* _EXERCISE DIRECTIONS_: Leave out the images and repeat the listing below without a single change.

----- SUPPLIED DATA -----

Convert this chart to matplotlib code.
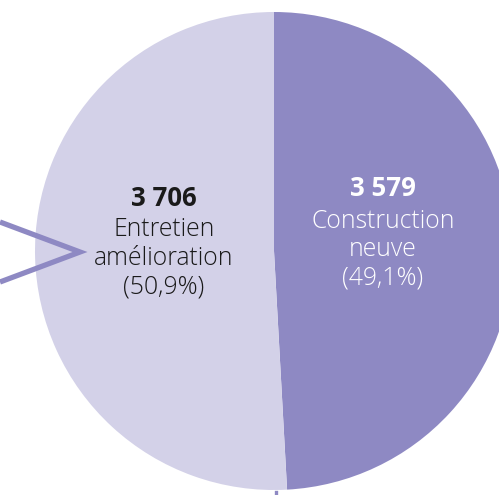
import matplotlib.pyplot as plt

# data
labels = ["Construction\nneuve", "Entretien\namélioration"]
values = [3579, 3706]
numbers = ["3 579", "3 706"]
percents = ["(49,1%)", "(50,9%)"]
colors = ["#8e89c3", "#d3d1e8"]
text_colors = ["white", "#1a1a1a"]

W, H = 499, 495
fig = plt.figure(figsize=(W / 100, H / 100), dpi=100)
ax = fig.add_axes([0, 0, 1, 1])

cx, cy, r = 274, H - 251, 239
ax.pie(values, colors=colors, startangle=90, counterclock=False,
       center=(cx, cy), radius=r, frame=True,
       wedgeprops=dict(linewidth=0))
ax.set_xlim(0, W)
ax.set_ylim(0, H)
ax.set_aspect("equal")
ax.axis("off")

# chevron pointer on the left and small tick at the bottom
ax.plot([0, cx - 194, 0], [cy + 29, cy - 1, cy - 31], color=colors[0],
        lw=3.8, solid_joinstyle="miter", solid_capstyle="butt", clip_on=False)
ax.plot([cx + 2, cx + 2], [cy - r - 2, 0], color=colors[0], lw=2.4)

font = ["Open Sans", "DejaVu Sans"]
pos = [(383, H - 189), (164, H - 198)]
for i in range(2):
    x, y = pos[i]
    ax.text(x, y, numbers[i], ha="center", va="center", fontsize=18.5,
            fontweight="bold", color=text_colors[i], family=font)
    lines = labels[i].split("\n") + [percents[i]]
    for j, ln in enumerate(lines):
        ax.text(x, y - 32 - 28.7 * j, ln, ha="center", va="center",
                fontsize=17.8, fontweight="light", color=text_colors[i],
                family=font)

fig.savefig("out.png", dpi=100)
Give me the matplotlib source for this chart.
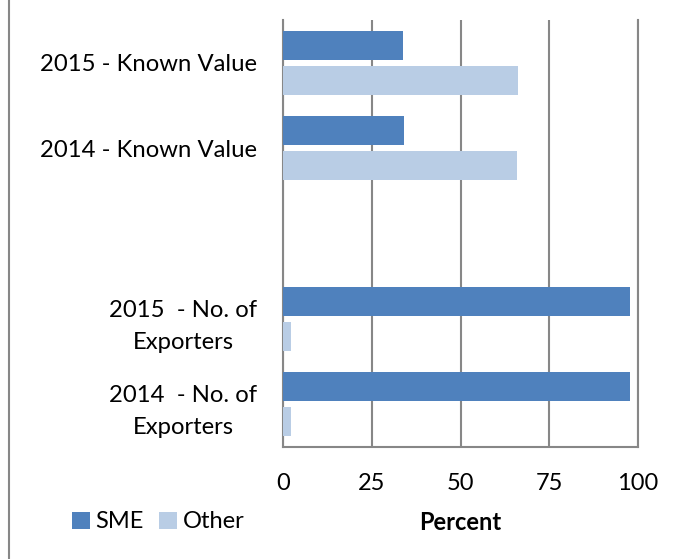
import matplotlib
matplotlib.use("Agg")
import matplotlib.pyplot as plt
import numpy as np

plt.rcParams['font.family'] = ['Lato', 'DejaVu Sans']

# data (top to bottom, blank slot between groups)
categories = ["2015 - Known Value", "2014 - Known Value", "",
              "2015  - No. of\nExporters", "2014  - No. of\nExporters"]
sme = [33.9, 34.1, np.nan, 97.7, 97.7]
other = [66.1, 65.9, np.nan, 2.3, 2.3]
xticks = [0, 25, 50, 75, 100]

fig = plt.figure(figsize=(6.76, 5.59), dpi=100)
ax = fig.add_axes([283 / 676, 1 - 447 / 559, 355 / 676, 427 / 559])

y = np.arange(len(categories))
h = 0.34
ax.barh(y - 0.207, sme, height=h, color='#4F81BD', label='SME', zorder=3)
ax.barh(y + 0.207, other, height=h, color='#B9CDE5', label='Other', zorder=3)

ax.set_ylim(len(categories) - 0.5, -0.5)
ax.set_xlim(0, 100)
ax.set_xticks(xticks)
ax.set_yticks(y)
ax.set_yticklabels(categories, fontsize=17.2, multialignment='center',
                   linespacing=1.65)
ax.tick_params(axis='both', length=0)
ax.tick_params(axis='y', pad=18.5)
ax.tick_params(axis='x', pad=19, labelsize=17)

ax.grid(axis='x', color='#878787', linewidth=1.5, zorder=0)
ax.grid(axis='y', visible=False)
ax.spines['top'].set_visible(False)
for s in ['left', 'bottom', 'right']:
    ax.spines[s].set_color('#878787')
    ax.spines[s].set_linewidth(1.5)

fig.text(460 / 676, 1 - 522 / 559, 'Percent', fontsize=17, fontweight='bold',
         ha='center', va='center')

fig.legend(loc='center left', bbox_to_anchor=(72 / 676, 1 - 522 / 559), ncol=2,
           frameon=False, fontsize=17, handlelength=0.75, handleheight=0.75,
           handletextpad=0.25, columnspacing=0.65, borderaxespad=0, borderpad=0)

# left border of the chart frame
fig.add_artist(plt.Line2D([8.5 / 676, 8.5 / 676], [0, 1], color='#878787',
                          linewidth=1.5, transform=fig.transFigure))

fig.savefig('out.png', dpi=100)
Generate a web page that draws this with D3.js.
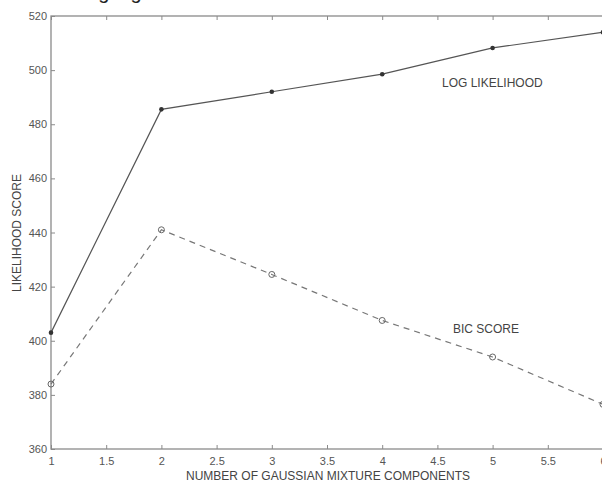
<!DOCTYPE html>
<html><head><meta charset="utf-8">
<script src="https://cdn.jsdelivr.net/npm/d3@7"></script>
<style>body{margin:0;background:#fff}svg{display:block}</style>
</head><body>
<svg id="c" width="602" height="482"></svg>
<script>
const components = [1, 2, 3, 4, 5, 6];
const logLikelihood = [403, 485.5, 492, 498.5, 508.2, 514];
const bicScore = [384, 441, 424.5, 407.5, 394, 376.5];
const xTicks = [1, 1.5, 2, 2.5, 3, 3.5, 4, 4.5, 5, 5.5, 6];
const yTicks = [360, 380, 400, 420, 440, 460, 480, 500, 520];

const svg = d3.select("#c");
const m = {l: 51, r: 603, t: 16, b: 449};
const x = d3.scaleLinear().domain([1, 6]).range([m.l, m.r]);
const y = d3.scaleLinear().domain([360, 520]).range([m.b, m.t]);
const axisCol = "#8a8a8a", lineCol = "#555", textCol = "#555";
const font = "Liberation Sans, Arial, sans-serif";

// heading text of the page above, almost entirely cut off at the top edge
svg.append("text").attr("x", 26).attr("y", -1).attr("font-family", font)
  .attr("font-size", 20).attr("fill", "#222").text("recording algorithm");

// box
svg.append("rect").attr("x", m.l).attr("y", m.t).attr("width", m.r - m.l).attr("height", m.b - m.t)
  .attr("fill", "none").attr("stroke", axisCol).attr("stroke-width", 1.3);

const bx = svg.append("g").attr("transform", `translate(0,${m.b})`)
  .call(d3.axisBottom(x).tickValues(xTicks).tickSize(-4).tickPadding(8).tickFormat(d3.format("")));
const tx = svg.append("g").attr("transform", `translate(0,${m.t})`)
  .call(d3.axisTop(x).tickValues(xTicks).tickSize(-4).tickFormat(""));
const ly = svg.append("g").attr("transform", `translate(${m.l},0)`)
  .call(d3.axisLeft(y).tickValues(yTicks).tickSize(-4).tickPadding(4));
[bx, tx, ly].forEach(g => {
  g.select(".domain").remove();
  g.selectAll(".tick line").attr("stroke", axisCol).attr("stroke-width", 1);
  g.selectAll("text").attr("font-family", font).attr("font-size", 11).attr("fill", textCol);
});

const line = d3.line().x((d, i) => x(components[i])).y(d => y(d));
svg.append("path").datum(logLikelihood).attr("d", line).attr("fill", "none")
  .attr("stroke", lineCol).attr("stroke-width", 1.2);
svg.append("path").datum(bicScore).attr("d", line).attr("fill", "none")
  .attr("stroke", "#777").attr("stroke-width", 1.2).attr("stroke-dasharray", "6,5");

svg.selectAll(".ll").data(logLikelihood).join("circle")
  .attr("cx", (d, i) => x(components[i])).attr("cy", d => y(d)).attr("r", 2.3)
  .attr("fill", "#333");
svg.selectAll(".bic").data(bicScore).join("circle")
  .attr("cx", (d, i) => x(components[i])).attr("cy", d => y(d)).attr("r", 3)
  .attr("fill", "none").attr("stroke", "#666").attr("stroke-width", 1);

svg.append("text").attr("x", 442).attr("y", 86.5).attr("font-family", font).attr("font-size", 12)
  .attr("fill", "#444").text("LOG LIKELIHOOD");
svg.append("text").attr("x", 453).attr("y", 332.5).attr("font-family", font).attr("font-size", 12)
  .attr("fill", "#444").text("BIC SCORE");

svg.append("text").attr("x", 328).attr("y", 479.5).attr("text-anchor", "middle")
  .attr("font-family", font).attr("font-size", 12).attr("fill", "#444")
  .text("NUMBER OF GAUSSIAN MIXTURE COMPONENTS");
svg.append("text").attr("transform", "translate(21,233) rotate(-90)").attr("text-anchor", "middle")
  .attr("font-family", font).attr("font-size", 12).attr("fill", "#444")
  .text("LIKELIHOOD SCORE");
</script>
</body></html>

-----

* _SOLUTION FOR THIS TASK_:
Convert this chart to matplotlib code.
import matplotlib.pyplot as plt

# data
labels = ["Construction\nneuve", "Entretien\namélioration"]
values = [3579, 3706]
numbers = ["3 579", "3 706"]
percents = ["(49,1%)", "(50,9%)"]
colors = ["#8e89c3", "#d3d1e8"]
text_colors = ["white", "#1a1a1a"]

W, H = 499, 495
fig = plt.figure(figsize=(W / 100, H / 100), dpi=100)
ax = fig.add_axes([0, 0, 1, 1])

cx, cy, r = 274, H - 251, 239
ax.pie(values, colors=colors, startangle=90, counterclock=False,
       center=(cx, cy), radius=r, frame=True,
       wedgeprops=dict(linewidth=0))
ax.set_xlim(0, W)
ax.set_ylim(0, H)
ax.set_aspect("equal")
ax.axis("off")

# chevron pointer on the left and small tick at the bottom
ax.plot([0, cx - 194, 0], [cy + 29, cy - 1, cy - 31], color=colors[0],
        lw=3.8, solid_joinstyle="miter", solid_capstyle="butt", clip_on=False)
ax.plot([cx + 2, cx + 2], [cy - r - 2, 0], color=colors[0], lw=2.4)

font = ["Open Sans", "DejaVu Sans"]
pos = [(383, H - 189), (164, H - 198)]
for i in range(2):
    x, y = pos[i]
    ax.text(x, y, numbers[i], ha="center", va="center", fontsize=18.5,
            fontweight="bold", color=text_colors[i], family=font)
    lines = labels[i].split("\n") + [percents[i]]
    for j, ln in enumerate(lines):
        ax.text(x, y - 32 - 28.7 * j, ln, ha="center", va="center",
                fontsize=17.8, fontweight="light", color=text_colors[i],
                family=font)

fig.savefig("out.png", dpi=100)
Give me the matplotlib source for this chart.
import matplotlib
matplotlib.use("Agg")
import matplotlib.pyplot as plt
import numpy as np

plt.rcParams['font.family'] = ['Lato', 'DejaVu Sans']

# data (top to bottom, blank slot between groups)
categories = ["2015 - Known Value", "2014 - Known Value", "",
              "2015  - No. of\nExporters", "2014  - No. of\nExporters"]
sme = [33.9, 34.1, np.nan, 97.7, 97.7]
other = [66.1, 65.9, np.nan, 2.3, 2.3]
xticks = [0, 25, 50, 75, 100]

fig = plt.figure(figsize=(6.76, 5.59), dpi=100)
ax = fig.add_axes([283 / 676, 1 - 447 / 559, 355 / 676, 427 / 559])

y = np.arange(len(categories))
h = 0.34
ax.barh(y - 0.207, sme, height=h, color='#4F81BD', label='SME', zorder=3)
ax.barh(y + 0.207, other, height=h, color='#B9CDE5', label='Other', zorder=3)

ax.set_ylim(len(categories) - 0.5, -0.5)
ax.set_xlim(0, 100)
ax.set_xticks(xticks)
ax.set_yticks(y)
ax.set_yticklabels(categories, fontsize=17.2, multialignment='center',
                   linespacing=1.65)
ax.tick_params(axis='both', length=0)
ax.tick_params(axis='y', pad=18.5)
ax.tick_params(axis='x', pad=19, labelsize=17)

ax.grid(axis='x', color='#878787', linewidth=1.5, zorder=0)
ax.grid(axis='y', visible=False)
ax.spines['top'].set_visible(False)
for s in ['left', 'bottom', 'right']:
    ax.spines[s].set_color('#878787')
    ax.spines[s].set_linewidth(1.5)

fig.text(460 / 676, 1 - 522 / 559, 'Percent', fontsize=17, fontweight='bold',
         ha='center', va='center')

fig.legend(loc='center left', bbox_to_anchor=(72 / 676, 1 - 522 / 559), ncol=2,
           frameon=False, fontsize=17, handlelength=0.75, handleheight=0.75,
           handletextpad=0.25, columnspacing=0.65, borderaxespad=0, borderpad=0)

# left border of the chart frame
fig.add_artist(plt.Line2D([8.5 / 676, 8.5 / 676], [0, 1], color='#878787',
                          linewidth=1.5, transform=fig.transFigure))

fig.savefig('out.png', dpi=100)
Generate a web page that draws this with D3.js.
<!DOCTYPE html>
<html><head><meta charset="utf-8">
<script src="https://cdn.jsdelivr.net/npm/d3@7"></script>
<style>body{margin:0;background:#fff}svg{display:block}</style>
</head><body>
<svg id="c" width="602" height="482"></svg>
<script>
const components = [1, 2, 3, 4, 5, 6];
const logLikelihood = [403, 485.5, 492, 498.5, 508.2, 514];
const bicScore = [384, 441, 424.5, 407.5, 394, 376.5];
const xTicks = [1, 1.5, 2, 2.5, 3, 3.5, 4, 4.5, 5, 5.5, 6];
const yTicks = [360, 380, 400, 420, 440, 460, 480, 500, 520];

const svg = d3.select("#c");
const m = {l: 51, r: 603, t: 16, b: 449};
const x = d3.scaleLinear().domain([1, 6]).range([m.l, m.r]);
const y = d3.scaleLinear().domain([360, 520]).range([m.b, m.t]);
const axisCol = "#8a8a8a", lineCol = "#555", textCol = "#555";
const font = "Liberation Sans, Arial, sans-serif";

// heading text of the page above, almost entirely cut off at the top edge
svg.append("text").attr("x", 26).attr("y", -1).attr("font-family", font)
  .attr("font-size", 20).attr("fill", "#222").text("recording algorithm");

// box
svg.append("rect").attr("x", m.l).attr("y", m.t).attr("width", m.r - m.l).attr("height", m.b - m.t)
  .attr("fill", "none").attr("stroke", axisCol).attr("stroke-width", 1.3);

const bx = svg.append("g").attr("transform", `translate(0,${m.b})`)
  .call(d3.axisBottom(x).tickValues(xTicks).tickSize(-4).tickPadding(8).tickFormat(d3.format("")));
const tx = svg.append("g").attr("transform", `translate(0,${m.t})`)
  .call(d3.axisTop(x).tickValues(xTicks).tickSize(-4).tickFormat(""));
const ly = svg.append("g").attr("transform", `translate(${m.l},0)`)
  .call(d3.axisLeft(y).tickValues(yTicks).tickSize(-4).tickPadding(4));
[bx, tx, ly].forEach(g => {
  g.select(".domain").remove();
  g.selectAll(".tick line").attr("stroke", axisCol).attr("stroke-width", 1);
  g.selectAll("text").attr("font-family", font).attr("font-size", 11).attr("fill", textCol);
});

const line = d3.line().x((d, i) => x(components[i])).y(d => y(d));
svg.append("path").datum(logLikelihood).attr("d", line).attr("fill", "none")
  .attr("stroke", lineCol).attr("stroke-width", 1.2);
svg.append("path").datum(bicScore).attr("d", line).attr("fill", "none")
  .attr("stroke", "#777").attr("stroke-width", 1.2).attr("stroke-dasharray", "6,5");

svg.selectAll(".ll").data(logLikelihood).join("circle")
  .attr("cx", (d, i) => x(components[i])).attr("cy", d => y(d)).attr("r", 2.3)
  .attr("fill", "#333");
svg.selectAll(".bic").data(bicScore).join("circle")
  .attr("cx", (d, i) => x(components[i])).attr("cy", d => y(d)).attr("r", 3)
  .attr("fill", "none").attr("stroke", "#666").attr("stroke-width", 1);

svg.append("text").attr("x", 442).attr("y", 86.5).attr("font-family", font).attr("font-size", 12)
  .attr("fill", "#444").text("LOG LIKELIHOOD");
svg.append("text").attr("x", 453).attr("y", 332.5).attr("font-family", font).attr("font-size", 12)
  .attr("fill", "#444").text("BIC SCORE");

svg.append("text").attr("x", 328).attr("y", 479.5).attr("text-anchor", "middle")
  .attr("font-family", font).attr("font-size", 12).attr("fill", "#444")
  .text("NUMBER OF GAUSSIAN MIXTURE COMPONENTS");
svg.append("text").attr("transform", "translate(21,233) rotate(-90)").attr("text-anchor", "middle")
  .attr("font-family", font).attr("font-size", 12).attr("fill", "#444")
  .text("LIKELIHOOD SCORE");
</script>
</body></html>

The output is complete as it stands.